John Bunyan’s Dying Sayings Part 1 (on Sin, Suffering, and Repentance)

We continue our series on the writings of John Bunyan. In today’s post we look at the first three of Bunyan’s “dying sayings” (slightly modernized) which he wrote while on his death bed. Historical records show that in 1688 Bunyan was caught in a storm while on the way to London, after which he became ill with a serious fever. He died on August 31, 1688 and was buried in a tomb in Bunhill Fields nonconformist burial ground in London. It was during these last days that he wrote the following sayings. It is truly a remarkable testimony of Bunyan’s faith that he was not angry at God for what some may view as a needless illness and death for a great servant of God. Not only did Bunyan accept God’s will, but he used his final days to continue teaching the truths of God and His Word.

 

OF SIN

Sin is the great block and bar to our happiness, the procurer of all miseries to man, both here and hereafter: take away sin and nothing can hurt us: for death, temporal, spiritual, and eternal, is the wages of it.

Sin, and man for sin, is the object of the wrath of God. How dreadful, therefore, must his case be who continues in sin! For who can bear or grapple with the wrath of God?

No sin against God can be little, because it is against the great God of heaven and earth; but if the sinner can find out a little God, it may be easy to find out little sins.

Sin turns all God’s grace into wantonness; it is the dare of his justice, the rape of his mercy, the jeer of his patience, the slight of his power, and the contempt of his love.

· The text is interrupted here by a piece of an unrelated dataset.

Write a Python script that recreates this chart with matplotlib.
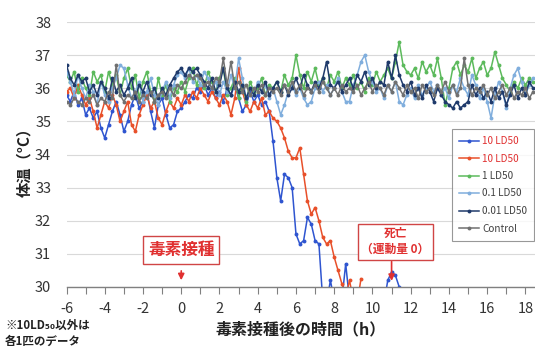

Take heed of giving yourself liberty of committing one sin, for that will lead you to another; till, by an ill custom, it becomes natural.

To begin a sin is to lay a foundation for a continuance; this continuance is the mother of custom, and impudence at last the issue.

The death of Christ gives us the best discovery of ourselves, in what condition we were, in that nothing could help us but His death; and the most clear discovery of the dreadful nature of our sins. For if sin be so dreadful a thing as to wring the heart of the Son of God, how shall a poor wretched sinner be able to bear it?

OF AFFLICTION

Nothing can render affliction so unbearable as the load of sin: would you, therefore, be fitted for afflictions, be sure to get the burden of your sins laid aside, and then whatever afflictions you may meet with will be very easy to you.

If you can hear and bear the rod of affliction which God will lay upon you, remember this lesson—you are beaten that you may be better.

The Lord uses his flail of tribulation to separate the chaff from the wheat.

The school of the cross is the school of light; it discovers the world’s vanity, baseness, and wickedness, and lets us see more of God’s mind.

Out of dark affliction comes a spiritual light.

In times of affliction we commonly meet with the sweetest experiences of the love of God.

Did we heartily renounce the pleasures of this world, we should be very little troubled for our afflictions; that which renders an afflicted state so unbearable to many is because they are too much addicted to the pleasures of this life, and so cannot endure that which makes a separation between them.

OF REPENTANCE AND COMING TO CHRIST

The end of affliction is the discovery of sin, and of that to bring us to a Saviour. Let us therefore, with the prodigal, return unto him, and we will find ease and rest.

A repenting penitent, though formerly as bad as the worst of men, may, by grace, become as good as the best.

To be truly sensible of sin is to sorrow for displeasing of God; to be afflicted that he is displeased by us more than that he is displeased with us.

Your intentions to repentance, and the neglect of that soul-saving duty, will rise up in judgment against you.

Repentance carries with it a Divine rhetoric, and persuades Christ to forgive multitudes of sins committed against him.

Do not say tomorrow I will repent; for it is your duty to do it daily.

The gospel of grace and salvation is above all doctrines the most dangerous, if it is received in word only by graceless men; if it be not attended with a sensible need of a Saviour, and bring them to him. For such men as have only the notion of it, are of all men most miserable; for by reason of their knowing more than heathens, this will only be their final portion, that they shall have greater stripes.